I have contemplated so many things in these last two months, once the shock of it all began to fade.

There was the fact that my body will insist on being alive. That was something unexpected.  And I've no more answers about how to deal with it than I had at the time I wrote the post I shared with you all. 

Another was that despite experiencing loss, I'd rediscovered and experienced the thrills of possibility.  Call them dreams, call them fantasies, but all sorts of possibilities have occurred to me.  Of things I might do.  Of places I might go.  Of things I might feel one day in the future.  Of how I might live my life.  

And then there is the discovering of who I am in this season of life.  I have lost my husband.  I have shed family relations that have burdened, embarrassed, and shamed me which shuts down two more roles: daughter and sister.  Mind you the role of sister is not really that much of a loss...but daughter is one I still struggle with, even while distancing myself hard.  I won't go into all that guilt and complexity of feeling.  I am a grandmother, a mother, a writer.  But most of all, I am a woman...And that bears quite a bit of thinking about.  

What kind of woman am I?  Right now: sometimes scared, anxious, uncertain.  

What kind of woman do I want to be?  Attractive.   Friendly and open and pleasant.  Introverted but adventurous.  Creative. Encouraging.  Joyful. 

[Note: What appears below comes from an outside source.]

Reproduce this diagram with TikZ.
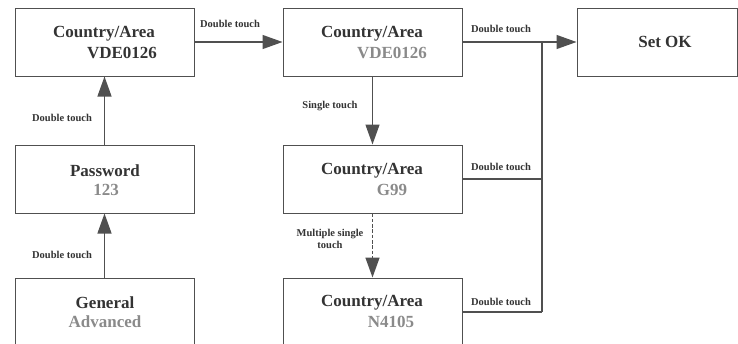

And there's the part of the puzzle that seems to not quite fit.  Can one be joyful and grieve at the same time?  Does one cancel out the other?

The other night, I sat and wrote in my journal about this struggle, this place I find myself in.  

Here's where I compare myself to others.  I don't turn to John's empty chair and feel startled at its emptiness anymore.  I don't miss his weight in the bed.  I've accepted the fact that he will not be returning.  And because it's only been three months since he passed, I've been afraid that those things might mean I didn't love him as fully as I supposed, nor as well as I should have.  Because surely, only three months in, I would still feel those things sharply?  Does acceptance equate to a lack of feeling, or simply a practical nature?  Does it signify an inadequate amount of grief?

How do you define grief?  

Do I miss him?  I miss him every single day.  It's not the first thing in the morning nor the last thing at night anymore.   Those times come occasionally but not all the time.  I've put routines in place that are mine and they ground me, I suppose.  

No, it's not the empty chair or the fact that I now sleep in the middle of the bed.   It's not because I walked in the backdoor one day and said "Right...it's time to put those shoes in the donation bag..." instead of leaving them where he'd left them last.  

It's not because I have ceased to cry, because I still do at times.  

It's not my lack of anger that defines me or my grief either.  I'm not mad. His brother is mad and he keeps telling me that he knows I am mad as well, but I'm not.  I'm not.  I know it's a natural part of the grieving process, but I can't find any anger in my spirit.  

The truth is my deepest and biggest emotion is an overwhelming gratitude.  I am grateful for so very many things.  The fact that I had him in my life.  That our love was a true one.  That we made it through the difficult things as a couple, not as two individuals who were simply used to one another. That he was a genuinely good man, one whom I felt the greatest respect and admiration for despite the sometimes less than admirable things he might have said or done.  I'm grateful that I have so few regrets about my own behavior.  Grateful he held my feet to the fire and made sure I held his there as well, so that we didn't fail to be the better people we both wanted to be.  Grateful he loved my children and allowed me to love his so that we truly became family.  Grateful we saw past faults and warts and saw deep inside one another.  Grateful that the last day of his life was such a joyful one despite the circumstances, despite the coming end of everything for me.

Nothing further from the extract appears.